Katzenjammer by Francesca Zappia

As the title implies, a reader should be prepared to be confused when reading Katzenjammer by Francesca Zappia. The novel takes the reader down a nightmarish path of distress experienced by the main character, Cat. While it is clear that Cat suffers from depression and bewilderment in a world that makes no sense to her, the reason for that distress is not made clear until the novel’s conclusion.

Through Cat, readers encounter a version of school that is unfortunately all too real for some students who experience bullying because of their differences. The dichotomy of us versus them is set out early in the novel. Readers meet Ryan Lancaster and Jake Blumenthal, two very different bullies who target weakness and exploit it. Once they find a vulnerability or insecurity—whether weight, skin conditions, hair styles, or eyes that look in different directions, bullies pick and taunt and tease.

We also meet Jake’s younger brother Jeffrey, who is self-assured, good natured, and a universal translator. Jeffrey can talk to nerds, jocks, theater kids, punks, and every other social group. From him readers can take tips for how to navigate the social hierarchy that often comprises school. A sweater vest-wearing individual, Jeffrey counters any taunting with positive energy and a smile.

A talented artist, Cat paints “surreal landscapes, twisting hallways, subtle gleams in the darkness like knife edges at night” (12). When her dad asks her to paint “something happy that Mom can put on the fridge. . . . maybe just one flower?” She responds: “There are no flowers where I live” (12).

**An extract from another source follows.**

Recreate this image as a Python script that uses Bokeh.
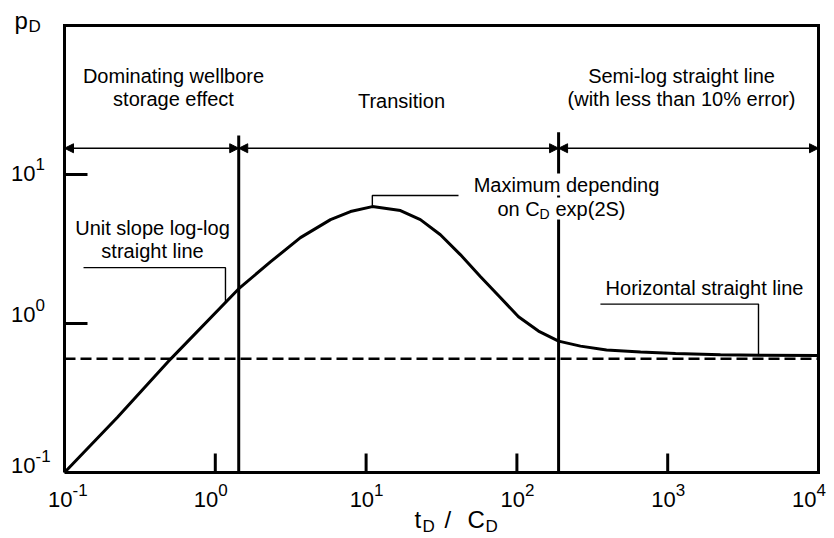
from math import log10
from bokeh.plotting import figure
from bokeh.models import Label, Arrow, NormalHead, Range1d
from bokeh.embed import file_html
from bokeh.resources import INLINE

# ---------------- data ----------------
td_cd = [0.1, 0.2246, 0.505, 1.426, 2.32, 3.67, 5.81, 7.88, 11.0, 16.9, 22.9, 31.1,
         42.3, 57.4, 77.9, 102.5, 139, 189, 264, 393, 661, 1127, 2239, 4121, 10000]
p_d = [0.1, 0.2347, 0.577, 1.706, 2.59, 3.77, 4.98, 5.64, 6.09, 5.73, 4.98, 3.94,
       2.89, 2.06, 1.49, 1.11, 0.890, 0.762, 0.705, 0.663, 0.643, 0.628, 0.618, 0.613, 0.609]

asymptote = 0.58                 # horizontal dashed line (semi-log level)
boundaries = [1.43, 189]         # regime boundaries in tD/CD
boundary_tops = [18.3, 19.2]
arrow_level = 15.0

unit_leader_x = [0.1337, 1.168, 1.168]
unit_leader_y = [2.37, 2.37, 1.40]
max_leader_x = [41.0, 11.0, 11.0]
max_leader_y = [7.23, 7.23, 6.09]
horiz_leader_x = [358, 4000, 4000]
horiz_leader_y = [1.35, 1.35, 0.614]

x_ticks = [0.1, 1, 10, 100, 1000, 10000]
x_tick_exp = ["-1", "0", "1", "2", "3", "4"]
y_ticks = [0.1, 1, 10]
y_tick_exp = ["-1", "0", "1"]

X_MIN, X_MAX = 0.1, 1e4
Y_MIN, Y_MAX = 0.1, 100

# ---------------- layout helpers ----------------
W, H = 834, 538
FL, FR, FT, FB = 64, 818, 25, 472   # plot box position in the picture


def sx(px):
    return 10 ** (log10(X_MIN) + (px - FL) / (FR - FL) * (log10(X_MAX) - log10(X_MIN)))


def sy(py):
    return 10 ** (log10(Y_MIN) + (FB - py) / (FB - FT) * (log10(Y_MAX) - log10(Y_MIN)))


def px_of_x(v):
    return FL + (log10(v) - log10(X_MIN)) / (log10(X_MAX) - log10(X_MIN)) * (FR - FL)


def px_of_y(v):
    return FB - (log10(v) - log10(Y_MIN)) / (log10(Y_MAX) - log10(Y_MIN)) * (FB - FT)


FONT = "Liberation Sans"
BIG = "20px"
SMALL = "14px"
TICK = "22px"
EXP = "17px"
TITLE = "24px"
SUB = "17px"
SHIFT = -8  # baseline correction

# the whole canvas is the frame, so that outside texts are not clipped
p = figure(width=W, height=H, x_axis_type="log", y_axis_type="log",
           x_range=Range1d(sx(0), sx(W)), y_range=Range1d(sy(H), sy(0)),
           output_backend="svg", toolbar_location=None,
           x_axis_location=None, y_axis_location=None, min_border=0)
p.background_fill_color = "white"
p.border_fill_color = "white"
p.outline_line_color = None
p.grid.visible = False

# plot box
p.line([X_MIN, X_MAX, X_MAX, X_MIN, X_MIN], [Y_MIN, Y_MIN, Y_MAX, Y_MAX, Y_MIN],
       line_color="black", line_width=3, line_join="miter")
# inward ticks
p.segment(x0=x_ticks[1:-1], y0=[Y_MIN] * 4, x1=x_ticks[1:-1], y1=[sy(FB - 19)] * 4,
          line_color="black", line_width=3)
p.segment(x0=[X_MIN] * 2, y0=y_ticks[1:], x1=[sx(FL + 23)] * 2, y1=y_ticks[1:],
          line_color="black", line_width=3)

# curve
p.line(td_cd, p_d, line_color="black", line_width=3)
# asymptote
p.line([X_MIN, X_MAX], [asymptote, asymptote], line_color="black",
       line_width=2.5, line_dash="11 5")
# regime boundaries
p.segment(x0=boundaries, y0=[Y_MIN, Y_MIN], x1=boundaries, y1=boundary_tops,
          line_color="black", line_width=3)

# arrows
edges = [X_MIN] + boundaries + [X_MAX]
for a, b in zip(edges[:-1], edges[1:]):
    p.add_layout(Arrow(start=NormalHead(size=9, fill_color="black", line_color="black"),
                       end=NormalHead(size=9, fill_color="black", line_color="black"),
                       x_start=a, y_start=arrow_level, x_end=b, y_end=arrow_level,
                       line_color="black", line_width=1.6))

# leaders
for lx, ly in ((unit_leader_x, unit_leader_y), (max_leader_x, max_leader_y),
               (horiz_leader_x, horiz_leader_y)):
    p.line(lx, ly, line_color="black", line_width=1.4)


def lab(px, py, text, size=BIG, align="center", bg=None):
    p.add_layout(Label(x=sx(px), y=sy(py + SHIFT), text=text, text_font=FONT,
                       text_font_size=size, text_align=align,
                       text_baseline="alphabetic", text_color="black",
                       background_fill_color=bg))


# region texts
lab(173, 83, "Dominating wellbore")
lab(173, 106, "storage effect")
lab(401, 108, "Transition")
lab(681, 83, "Semi-log straight line")
lab(681, 106, "(with less than 10% error)")
lab(566, 192, "Maximum depending", bg="white")
lab(497, 216, "on C", align="left", bg="white")
lab(555, 216, "exp(2S)", align="left", bg="white")
lab(539, 221, "D", size=SMALL, align="left", bg="white")
lab(152, 235, "Unit slope log-log")
lab(152, 258, "straight line")
lab(704, 295, "Horizontal straight line")

# axis titles
lab(14, 28, "p", size=TITLE, align="left")
lab(28, 34, "D", size=SUB, align="left")
lab(414, 527, "t", size=TITLE, align="left")
lab(422, 534, "D", size=SUB, align="left")
lab(444, 527, "/", size=TITLE, align="left")
lab(467, 527, "C", size=TITLE, align="left")
lab(485, 534, "D", size=SUB, align="left")

# tick labels
x_off = [8, 3, 8, 8, 8, -2]
for v, e, o in zip(x_ticks, x_tick_exp, x_off):
    xp = px_of_x(v) + o
    lab(xp, 507, "10", size=TICK, align="right")
    lab(xp, 497, e, size=EXP, align="left")

y_off = [1, -1, 7]
for v, e, o in zip(y_ticks, y_tick_exp, y_off):
    yp = px_of_y(v) + o
    lab(35, yp, "10", size=TICK, align="right")
    lab(35, yp - 10, e, size=EXP, align="left")

open("out.html", "w").write(file_html(p, INLINE))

While exhibiting immense empathy for those who are marked as strange or different, Zappia encourages us all to find the flowers rather than to focus on revenge. Even if helping a victim of bullying makes the ally a target, unless we speak or act in opposition to violence, we become complicit to it. When faced with such circumstances, we risk losing the self, the soul and our very identity unless we find a way to navigate the current of life’s river. Because violence leaves scars, we all need coping mechanisms—not only to save face but to find an identity worth living. Just as Cat must grow beyond being “that weird girl who does all the creepy drawings and has a lazy eye and wears black turtlenecks all the time” (115), we all must find our way forward.

Although Zappia’s novel is indeed a dark and sinister one—maybe even somewhat cynical—Zappia encourages readers to avoid becoming resigned. Because time, cruelty, and other forces beyond our control will always inflict consequences, we can’t give away our power. We give our power away when we become intimidated or let others upset us, when we get defensive, become submissive, or act against our own health and well-being. We give our power away when we care too much about what others think and not enough about what we ourselves think. 

Readers will hopefully come away from the reading experience realizing that although we can’t control what other people do or many of the things that happen around us, we do have control over our own thoughts, feelings, and behaviors. When we go along for acceptance or conformity’s sake, we act against our own best interests.